§ YOUR INSTRUCTIONS
Copy out the data below verbatim.

+===+

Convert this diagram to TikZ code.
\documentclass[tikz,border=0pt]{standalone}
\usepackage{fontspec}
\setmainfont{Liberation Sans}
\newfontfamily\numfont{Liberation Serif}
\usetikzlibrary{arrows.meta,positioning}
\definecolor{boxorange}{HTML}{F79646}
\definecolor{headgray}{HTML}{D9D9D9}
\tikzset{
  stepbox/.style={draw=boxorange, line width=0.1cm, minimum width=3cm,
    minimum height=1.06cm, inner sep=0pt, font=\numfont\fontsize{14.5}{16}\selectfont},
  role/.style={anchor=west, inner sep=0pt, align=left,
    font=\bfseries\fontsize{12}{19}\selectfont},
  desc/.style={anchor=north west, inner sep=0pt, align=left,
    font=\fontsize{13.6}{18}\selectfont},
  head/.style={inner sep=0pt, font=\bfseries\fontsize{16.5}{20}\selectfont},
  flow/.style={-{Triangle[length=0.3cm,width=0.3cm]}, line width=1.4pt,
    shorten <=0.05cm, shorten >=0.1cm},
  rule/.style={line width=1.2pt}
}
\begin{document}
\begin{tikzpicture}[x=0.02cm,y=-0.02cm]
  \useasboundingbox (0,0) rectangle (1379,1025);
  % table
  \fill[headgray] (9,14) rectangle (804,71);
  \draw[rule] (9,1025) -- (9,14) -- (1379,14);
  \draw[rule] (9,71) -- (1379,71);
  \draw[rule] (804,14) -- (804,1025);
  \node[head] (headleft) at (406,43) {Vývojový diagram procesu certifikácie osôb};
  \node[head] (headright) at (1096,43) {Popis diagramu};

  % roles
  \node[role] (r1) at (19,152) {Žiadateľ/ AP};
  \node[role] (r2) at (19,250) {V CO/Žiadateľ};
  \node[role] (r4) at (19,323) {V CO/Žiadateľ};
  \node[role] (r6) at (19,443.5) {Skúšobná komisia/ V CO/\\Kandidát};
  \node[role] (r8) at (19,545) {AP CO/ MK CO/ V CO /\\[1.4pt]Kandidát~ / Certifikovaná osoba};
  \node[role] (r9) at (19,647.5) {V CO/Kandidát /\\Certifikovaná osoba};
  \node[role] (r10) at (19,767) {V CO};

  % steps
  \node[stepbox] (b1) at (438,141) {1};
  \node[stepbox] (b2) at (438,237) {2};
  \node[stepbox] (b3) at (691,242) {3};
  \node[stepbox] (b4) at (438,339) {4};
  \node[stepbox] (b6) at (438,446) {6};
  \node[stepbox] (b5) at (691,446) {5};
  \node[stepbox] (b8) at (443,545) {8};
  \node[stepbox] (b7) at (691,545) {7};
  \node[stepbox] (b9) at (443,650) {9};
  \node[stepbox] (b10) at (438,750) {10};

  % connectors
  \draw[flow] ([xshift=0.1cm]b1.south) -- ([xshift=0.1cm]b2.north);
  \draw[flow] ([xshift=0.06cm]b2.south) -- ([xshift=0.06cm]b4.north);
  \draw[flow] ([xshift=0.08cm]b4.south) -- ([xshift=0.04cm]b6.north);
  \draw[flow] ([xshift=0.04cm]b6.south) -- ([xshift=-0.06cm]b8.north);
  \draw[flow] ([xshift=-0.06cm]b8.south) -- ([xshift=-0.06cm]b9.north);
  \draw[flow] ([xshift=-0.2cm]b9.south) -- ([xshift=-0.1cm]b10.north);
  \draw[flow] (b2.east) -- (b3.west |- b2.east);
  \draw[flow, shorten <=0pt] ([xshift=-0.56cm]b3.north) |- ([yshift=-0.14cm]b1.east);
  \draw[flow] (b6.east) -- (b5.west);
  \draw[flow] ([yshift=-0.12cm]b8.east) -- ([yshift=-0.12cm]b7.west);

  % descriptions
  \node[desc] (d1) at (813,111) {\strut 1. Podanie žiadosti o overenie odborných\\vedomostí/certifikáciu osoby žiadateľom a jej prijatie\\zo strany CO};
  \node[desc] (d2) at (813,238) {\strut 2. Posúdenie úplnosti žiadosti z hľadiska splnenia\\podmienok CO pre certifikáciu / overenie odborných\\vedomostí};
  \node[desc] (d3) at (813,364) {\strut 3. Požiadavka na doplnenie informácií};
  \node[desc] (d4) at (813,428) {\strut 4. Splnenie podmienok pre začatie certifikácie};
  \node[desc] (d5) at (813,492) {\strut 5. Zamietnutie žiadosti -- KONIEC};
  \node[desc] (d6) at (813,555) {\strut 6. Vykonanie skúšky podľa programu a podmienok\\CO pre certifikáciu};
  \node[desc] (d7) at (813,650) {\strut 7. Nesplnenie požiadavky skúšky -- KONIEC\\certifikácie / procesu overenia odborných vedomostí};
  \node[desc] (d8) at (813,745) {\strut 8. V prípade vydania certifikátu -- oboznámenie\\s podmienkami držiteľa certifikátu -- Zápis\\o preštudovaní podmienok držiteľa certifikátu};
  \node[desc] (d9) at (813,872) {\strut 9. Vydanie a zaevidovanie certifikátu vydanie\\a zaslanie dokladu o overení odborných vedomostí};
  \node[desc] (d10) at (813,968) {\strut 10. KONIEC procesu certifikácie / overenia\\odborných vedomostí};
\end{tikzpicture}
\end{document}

+===+

§ CORRECT RESPONSE
Convert this diagram to TikZ code.
\documentclass[tikz,border=0pt]{standalone}
\usepackage{fontspec}
\setmainfont{Liberation Sans}
\newfontfamily\numfont{Liberation Serif}
\usetikzlibrary{arrows.meta,positioning}
\definecolor{boxorange}{HTML}{F79646}
\definecolor{headgray}{HTML}{D9D9D9}
\tikzset{
  stepbox/.style={draw=boxorange, line width=0.1cm, minimum width=3cm,
    minimum height=1.06cm, inner sep=0pt, font=\numfont\fontsize{14.5}{16}\selectfont},
  role/.style={anchor=west, inner sep=0pt, align=left,
    font=\bfseries\fontsize{12}{19}\selectfont},
  desc/.style={anchor=north west, inner sep=0pt, align=left,
    font=\fontsize{13.6}{18}\selectfont},
  head/.style={inner sep=0pt, font=\bfseries\fontsize{16.5}{20}\selectfont},
  flow/.style={-{Triangle[length=0.3cm,width=0.3cm]}, line width=1.4pt,
    shorten <=0.05cm, shorten >=0.1cm},
  rule/.style={line width=1.2pt}
}
\begin{document}
\begin{tikzpicture}[x=0.02cm,y=-0.02cm]
  \useasboundingbox (0,0) rectangle (1379,1025);
  % table
  \fill[headgray] (9,14) rectangle (804,71);
  \draw[rule] (9,1025) -- (9,14) -- (1379,14);
  \draw[rule] (9,71) -- (1379,71);
  \draw[rule] (804,14) -- (804,1025);
  \node[head] (headleft) at (406,43) {Vývojový diagram procesu certifikácie osôb};
  \node[head] (headright) at (1096,43) {Popis diagramu};

  % roles
  \node[role] (r1) at (19,152) {Žiadateľ/ AP};
  \node[role] (r2) at (19,250) {V CO/Žiadateľ};
  \node[role] (r4) at (19,323) {V CO/Žiadateľ};
  \node[role] (r6) at (19,443.5) {Skúšobná komisia/ V CO/\\Kandidát};
  \node[role] (r8) at (19,545) {AP CO/ MK CO/ V CO /\\[1.4pt]Kandidát~ / Certifikovaná osoba};
  \node[role] (r9) at (19,647.5) {V CO/Kandidát /\\Certifikovaná osoba};
  \node[role] (r10) at (19,767) {V CO};

  % steps
  \node[stepbox] (b1) at (438,141) {1};
  \node[stepbox] (b2) at (438,237) {2};
  \node[stepbox] (b3) at (691,242) {3};
  \node[stepbox] (b4) at (438,339) {4};
  \node[stepbox] (b6) at (438,446) {6};
  \node[stepbox] (b5) at (691,446) {5};
  \node[stepbox] (b8) at (443,545) {8};
  \node[stepbox] (b7) at (691,545) {7};
  \node[stepbox] (b9) at (443,650) {9};
  \node[stepbox] (b10) at (438,750) {10};

  % connectors
  \draw[flow] ([xshift=0.1cm]b1.south) -- ([xshift=0.1cm]b2.north);
  \draw[flow] ([xshift=0.06cm]b2.south) -- ([xshift=0.06cm]b4.north);
  \draw[flow] ([xshift=0.08cm]b4.south) -- ([xshift=0.04cm]b6.north);
  \draw[flow] ([xshift=0.04cm]b6.south) -- ([xshift=-0.06cm]b8.north);
  \draw[flow] ([xshift=-0.06cm]b8.south) -- ([xshift=-0.06cm]b9.north);
  \draw[flow] ([xshift=-0.2cm]b9.south) -- ([xshift=-0.1cm]b10.north);
  \draw[flow] (b2.east) -- (b3.west |- b2.east);
  \draw[flow, shorten <=0pt] ([xshift=-0.56cm]b3.north) |- ([yshift=-0.14cm]b1.east);
  \draw[flow] (b6.east) -- (b5.west);
  \draw[flow] ([yshift=-0.12cm]b8.east) -- ([yshift=-0.12cm]b7.west);

  % descriptions
  \node[desc] (d1) at (813,111) {\strut 1. Podanie žiadosti o overenie odborných\\vedomostí/certifikáciu osoby žiadateľom a jej prijatie\\zo strany CO};
  \node[desc] (d2) at (813,238) {\strut 2. Posúdenie úplnosti žiadosti z hľadiska splnenia\\podmienok CO pre certifikáciu / overenie odborných\\vedomostí};
  \node[desc] (d3) at (813,364) {\strut 3. Požiadavka na doplnenie informácií};
  \node[desc] (d4) at (813,428) {\strut 4. Splnenie podmienok pre začatie certifikácie};
  \node[desc] (d5) at (813,492) {\strut 5. Zamietnutie žiadosti -- KONIEC};
  \node[desc] (d6) at (813,555) {\strut 6. Vykonanie skúšky podľa programu a podmienok\\CO pre certifikáciu};
  \node[desc] (d7) at (813,650) {\strut 7. Nesplnenie požiadavky skúšky -- KONIEC\\certifikácie / procesu overenia odborných vedomostí};
  \node[desc] (d8) at (813,745) {\strut 8. V prípade vydania certifikátu -- oboznámenie\\s podmienkami držiteľa certifikátu -- Zápis\\o preštudovaní podmienok držiteľa certifikátu};
  \node[desc] (d9) at (813,872) {\strut 9. Vydanie a zaevidovanie certifikátu vydanie\\a zaslanie dokladu o overení odborných vedomostí};
  \node[desc] (d10) at (813,968) {\strut 10. KONIEC procesu certifikácie / overenia\\odborných vedomostí};
\end{tikzpicture}
\end{document}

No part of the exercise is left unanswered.